И так же вдруг побледнела Анна Тимофевна, стала холодной, строгой и быстрой. Выволокла дочь из грязи, перевернула на спину, накинула на лицо ее - в кружевах белой пены у рта - чистый платок, развела тугие, как железные полосы, руки, легла всем телом на ноги, скрученные судорогой.
Люди шарахнулись в стороны, как лошади - от падали. Потом медленно приблизились, сбились в узкое кольцо, бездельные, собравшиеся глазеть, пока не надоест.

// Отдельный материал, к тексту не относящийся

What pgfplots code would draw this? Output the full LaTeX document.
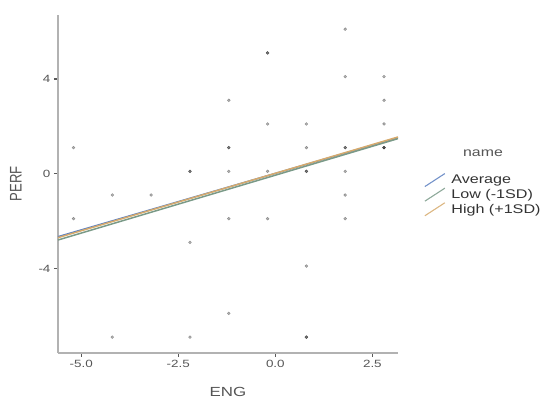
\documentclass[border=0pt]{standalone}
\usepackage{fontspec}
\setmainfont{Liberation Sans}
\newfontfamily\hfont[FakeStretch=1.28]{Liberation Sans}
\newfontfamily\vfont[FakeStretch=0.78]{Liberation Sans}
\usepackage{pgfplots}
\pgfplotsset{compat=1.18}
\definecolor{avgc}{HTML}{5B7FC0}
\definecolor{lowc}{HTML}{7A9A88}
\definecolor{highc}{HTML}{D6AA6C}
\definecolor{txt}{HTML}{555555}
\begin{document}
\begin{tikzpicture}
\begin{axis}[name=ax, at={(0,0)}, anchor=south west,
  scale only axis, width=340pt, height=338pt,
  xmin=-5.6, xmax=3.16, ymin=-7.57, ymax=6.7,
  axis x line*=bottom, axis y line*=left,
  axis line style={draw=black!30, line width=1.6pt},
  tick align=outside, major tick length=4pt,
  tick style={draw=black!65, line width=1.3pt},
  xtick={-5,-2.5,0,2.5}, xticklabels={-5.0,-2.5,0.0,2.5},
  ytick={-4,0,4}, yticklabels={-4,0,4},
  ticklabel style={font=\hfont\fontsize{10.5}{11}\selectfont, text=txt},
  /pgf/number format/assume math mode=true,
  xlabel={ENG}, ylabel={PERF},
  x label style={font=\hfont\fontsize{13.2}{14}\selectfont, text=txt, at={(axis description cs:0.5,-0.115)}, anchor=center},
  y label style={font=\vfont\fontsize{16.8}{17}\selectfont, text=txt, at={(axis description cs:-0.124,0.5)}, anchor=center},
  clip=false,
  legend style={at={(rel axis cs:1.068,0.539)}, anchor=north west, draw=none, fill=none,
    font=\hfont\fontsize{12.6}{13}\selectfont, text=black!80, row sep=0.5pt,
    nodes={inner sep=1.5pt}},
  legend cell align=left,
  legend image code/.code={\path[draw=none] (0pt,0pt) (25pt,0pt); \draw[#1, line width=1.1pt, draw opacity=0.85] (0pt,-6.5pt) -- (20pt,6.5pt);},
]
\addplot[only marks, mark=*, mark size=1.5pt, mark options={draw=none, fill=black, opacity=0.3}, forget plot] coordinates {
(-5.2,1.1) (-5.2,-1.9) (-4.2,-0.9) (-3.2,-0.9) (-2.2,0.1) (-2.2,0.1) (-2.2,-2.9) (-4.2,-6.9) (-2.2,-6.9)
(1.8,6.1) (-0.2,5.1) (-0.2,5.1) (1.8,4.1) (2.8,4.1) (-1.2,3.1) (2.8,3.1)
(-0.2,2.1) (0.8,2.1) (2.8,2.1)
(-1.2,1.1) (-1.2,1.1) (0.8,1.1) (1.8,1.1) (1.8,1.1) (2.8,1.1) (2.8,1.1) (2.8,1.1)
(-1.2,0.1) (-0.2,0.1) (0.8,0.1) (0.8,0.1) (1.8,0.1) (1.8,-0.9)
(-1.2,-1.9) (-0.2,-1.9) (1.8,-1.9) (0.8,-3.9) (-1.2,-5.9) (0.8,-6.9) (0.8,-6.9)
};
\addplot[avgc, line width=1.5pt] coordinates {(-5.6,-2.66) (3.16,1.52)};
\addlegendentry{Average}
\addplot[lowc, line width=1.5pt] coordinates {(-5.6,-2.80) (3.16,1.48)};
\addlegendentry{Low (-1SD)}
\addplot[highc, line width=1.5pt] coordinates {(-5.6,-2.70) (3.16,1.55)};
\addlegendentry{High (+1SD)}
\node[font=\hfont\fontsize{12.4}{13}\selectfont, text=txt] at (rel axis cs:1.25,0.592) {name};
\end{axis}
\pgfresetboundingbox
\path (ax.south west) ++(-58pt,-46pt) coordinate (bl);
\useasboundingbox (bl) rectangle ++(542pt,399pt);
\end{tikzpicture}
\end{document}
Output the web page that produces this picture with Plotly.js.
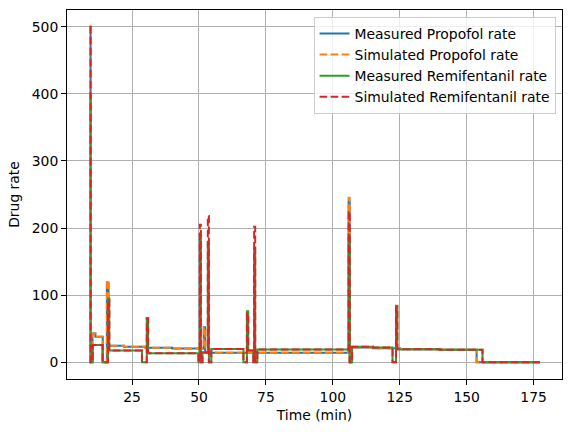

Задние наседали, проталкивались вперед.
Не торопясь говорили:
- Вот нализалась!
- Баба, что ль?
- Какое! Девка...
- Ишь ты, в рот тебе...
- Да не пьяная, чего лезешь-то!
- Падучая с ней...
- Кликуша? У нас на деревне одна такая...
- Известно, бесноватая...
- А эта что, мать что ли будет?
- Давно это с ней, барынька, а?
Строгая, холодная, утишала Анна Тимофевна корчи дочери. Молчала.
И когда кончилось, и с кривой непонимающей и непонятной улыбкой встала на ноги Оленька, расступились базарные люди нехотя, исподволь, не спеша.
- Тоже торгуется, - сказал извозчик, подбирая возжи, - везти-то вас в пролетке не услада: обнавозились обе...
Через весь город и потом по всей чугунной лестнице - длинней, тягостней городских улиц - под перекрестными взглядами чужих холодящих глаз, к себе, в комнату с ситцевой занавеской и стариковским креслом, в комнату, где можно обтереть, отряхнуть Оленьку и где - ни для кого не видно, про себя - можно любить свою дочь.
Что же дальше, что дальше?..
В этот день начальница епархиального училища сказала кастелянше:
- Передавать записочки воспитанницам от незнакомых молодых людей этого дольше терпеть нельзя. Другую на вашем месте я бы уволила. Вам, во внимание к долголетней службе, я делаю предупреждение. И чтобы не могло подобного повториться, вы будете переселены в другую квартиру...
Эта новая квартира Анны Тимофевны - подвальная комната с зарешеченными окнами на улицу - скрашивала однообразие развлечений уличных ребят. Почти каждый день какой-нибудь заскучавший мальчуган, перегнувшись через железные перила и заглядывая в окно, вопил на всю улицу своему приятелю:
- Сень-ка-у! Айда смотреть сумасшедшую!
А за решеткой, обозленная, угловато махая - будто отрубленной кистью руки, огрызалась и строила рожи Оленька. На губах ее жирные пузырились слюни.
Глава восьмая.
Рыжий монах в курчавой бороде и с плоским, как у гуся, носом, обтер лысину, надел скуфейку и сказал:
- Пиши: крестьянин деревни Евсеевки, Синенской волости, Саратовского уезда и губернии Прохор Прохоров Бутылин показал. Почисти перо.
Длиннорукий писарь-монашенок вытер перо об завощенный подрясник. Точно обрадовавшись, разукрасился улыбкой:
- Взопрел!
- Взопреешь тут - буркнул рыжий. Потом недовольно взглянул на свидетеля:
- Так как ты говоришь?
- Бутылин, Прохор Прохорыч...
- Слыхал. Где, говоришь, повстречал больного-то?
- Которого?
- А вот, который исцелен, о котором показываешь.
- Это безногого, что ль?
- Не безногого, а хромого: у которого ног нет - исцелиться не может, а хромой может - у которого ноги целы, но в бездействии...
Испитой мещанин, на голову выше толпы, по-бабьи взвизгнул:
- Господь бог все может, господь бог всякому по вере его!..
- Не спорь, - перебил монах, снимая скуфейку, - здесь тебе не судейская палата. Сказывай, Бутылин, по порядку.
Люди стояли плечом к плечу, прилипнув друг к другу, так же, как рубахи прилипли к телам их. Открытыми сухими ртами ловили раскаленный смоляной дух бревенчатой избы, открытыми сухими ртами ловили новые слова о новом чуде.